I’d dabbled with running in the past and long wondered about taking part in a race. I have friends who have done everything from 5k to marathons and really admire them. The idea stuck with me as the months passed.

With the onset of summer I started to jog again, following a C25K program. My friend Mark – whos brother is a keen runner – had the same idea. We would joke about running in the next Olympics and winning marathons. All the while, my Daruma sat on the shelf, eyeless.

Setting a goal

I kept plodding through C25k. Sometimes I would be out three times a week. Sometimes I would go so long between jogs I’d repeat the previous session so I didn’t push myself. But that was the problem – I wasn’t pushing myself. Then, in late July, Mark messaged me. Did I want to take part in a 5k race in November?

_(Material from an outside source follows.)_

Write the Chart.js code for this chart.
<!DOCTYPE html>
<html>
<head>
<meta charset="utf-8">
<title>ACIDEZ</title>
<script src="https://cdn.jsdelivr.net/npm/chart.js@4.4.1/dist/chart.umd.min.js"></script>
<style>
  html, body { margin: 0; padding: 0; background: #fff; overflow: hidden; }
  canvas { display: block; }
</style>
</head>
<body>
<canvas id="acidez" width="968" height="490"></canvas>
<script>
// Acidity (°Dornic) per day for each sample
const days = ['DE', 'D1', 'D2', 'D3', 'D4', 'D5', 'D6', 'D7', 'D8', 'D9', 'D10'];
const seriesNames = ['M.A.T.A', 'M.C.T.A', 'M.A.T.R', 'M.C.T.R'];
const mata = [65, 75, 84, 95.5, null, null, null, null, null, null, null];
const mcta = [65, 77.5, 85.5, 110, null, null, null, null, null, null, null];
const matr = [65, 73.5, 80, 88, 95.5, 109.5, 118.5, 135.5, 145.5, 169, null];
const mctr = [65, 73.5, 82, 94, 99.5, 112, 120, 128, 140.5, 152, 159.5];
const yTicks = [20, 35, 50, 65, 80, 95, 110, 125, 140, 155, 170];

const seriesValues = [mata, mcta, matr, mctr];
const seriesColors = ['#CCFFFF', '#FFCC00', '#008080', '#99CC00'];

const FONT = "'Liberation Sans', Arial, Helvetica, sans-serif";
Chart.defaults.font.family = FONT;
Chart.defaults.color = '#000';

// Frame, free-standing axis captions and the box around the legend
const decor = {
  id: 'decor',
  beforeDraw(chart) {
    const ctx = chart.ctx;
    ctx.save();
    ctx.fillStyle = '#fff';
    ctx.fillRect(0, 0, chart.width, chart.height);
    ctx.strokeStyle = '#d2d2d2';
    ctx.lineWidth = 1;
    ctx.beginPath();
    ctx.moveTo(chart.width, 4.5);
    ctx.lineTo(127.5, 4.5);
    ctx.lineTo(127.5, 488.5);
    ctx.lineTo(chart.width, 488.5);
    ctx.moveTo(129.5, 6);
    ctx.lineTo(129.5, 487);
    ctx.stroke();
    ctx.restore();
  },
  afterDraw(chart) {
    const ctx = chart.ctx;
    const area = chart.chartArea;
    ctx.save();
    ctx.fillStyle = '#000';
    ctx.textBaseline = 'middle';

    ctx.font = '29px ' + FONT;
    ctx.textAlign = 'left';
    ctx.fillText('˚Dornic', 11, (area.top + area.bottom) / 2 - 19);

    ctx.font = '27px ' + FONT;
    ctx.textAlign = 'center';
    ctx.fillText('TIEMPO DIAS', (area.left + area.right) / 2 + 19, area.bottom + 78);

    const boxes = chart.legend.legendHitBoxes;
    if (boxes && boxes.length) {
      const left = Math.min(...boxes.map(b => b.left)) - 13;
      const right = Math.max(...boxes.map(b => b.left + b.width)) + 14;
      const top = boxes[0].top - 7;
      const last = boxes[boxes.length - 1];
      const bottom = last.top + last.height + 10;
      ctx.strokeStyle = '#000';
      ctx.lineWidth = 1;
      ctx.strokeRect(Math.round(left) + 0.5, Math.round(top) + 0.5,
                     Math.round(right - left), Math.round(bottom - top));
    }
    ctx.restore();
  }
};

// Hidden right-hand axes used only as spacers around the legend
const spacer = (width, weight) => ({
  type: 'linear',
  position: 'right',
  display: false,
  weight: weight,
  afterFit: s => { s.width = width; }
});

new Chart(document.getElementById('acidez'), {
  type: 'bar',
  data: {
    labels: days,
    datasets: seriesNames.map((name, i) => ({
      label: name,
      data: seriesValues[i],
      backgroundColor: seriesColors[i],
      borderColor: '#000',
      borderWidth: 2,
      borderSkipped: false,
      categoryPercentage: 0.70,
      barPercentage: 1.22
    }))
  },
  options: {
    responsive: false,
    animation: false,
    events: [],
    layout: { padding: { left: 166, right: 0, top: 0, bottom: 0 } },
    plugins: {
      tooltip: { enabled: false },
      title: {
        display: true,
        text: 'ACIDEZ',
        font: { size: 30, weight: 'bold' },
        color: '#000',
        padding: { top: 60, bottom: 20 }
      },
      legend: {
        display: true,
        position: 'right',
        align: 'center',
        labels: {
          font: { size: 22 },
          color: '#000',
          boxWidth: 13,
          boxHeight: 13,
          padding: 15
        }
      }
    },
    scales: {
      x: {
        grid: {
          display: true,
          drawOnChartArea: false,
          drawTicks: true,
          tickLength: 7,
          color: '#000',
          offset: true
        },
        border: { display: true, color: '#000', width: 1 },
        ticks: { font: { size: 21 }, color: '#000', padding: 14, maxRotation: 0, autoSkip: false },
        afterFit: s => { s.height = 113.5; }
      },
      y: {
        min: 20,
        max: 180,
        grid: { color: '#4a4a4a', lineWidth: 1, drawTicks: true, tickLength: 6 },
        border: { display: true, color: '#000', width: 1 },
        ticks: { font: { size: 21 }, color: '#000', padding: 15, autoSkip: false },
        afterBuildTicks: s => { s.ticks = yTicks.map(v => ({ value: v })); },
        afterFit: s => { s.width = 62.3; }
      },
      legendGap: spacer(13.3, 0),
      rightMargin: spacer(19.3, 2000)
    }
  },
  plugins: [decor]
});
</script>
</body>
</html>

You know you say on your website that you want to do a 5k run?

I did. Suddenly I had a goal. My Daruma got his first eye.


By the end of that weekend, we had signed up to the Leeds Mo Run 5K event as a team of four. Our name was to be either Jupiter Mining Corporation or Bulgarian Super-Athletes. Not important to the story, but still funny.

Goals give you something to aim for

I’d had the idea in mind for a while, but adding an eye to my Daruma (and posting it to Twitter and Instagram of course) felt like a milestone. I had commited to something. I now had a target – I would be running the Leeds Mo Run 5k – and having that goal gave me something to work towards.

Having a goal made a difference. I wasn’t out every day chewing up the tarmac for mile after mile, but my training was consistent and I could feel myself improving. I wasn’t Mo Farah but the confidence boost that training gave me was a real difference-maker, and it all came from setting a goal.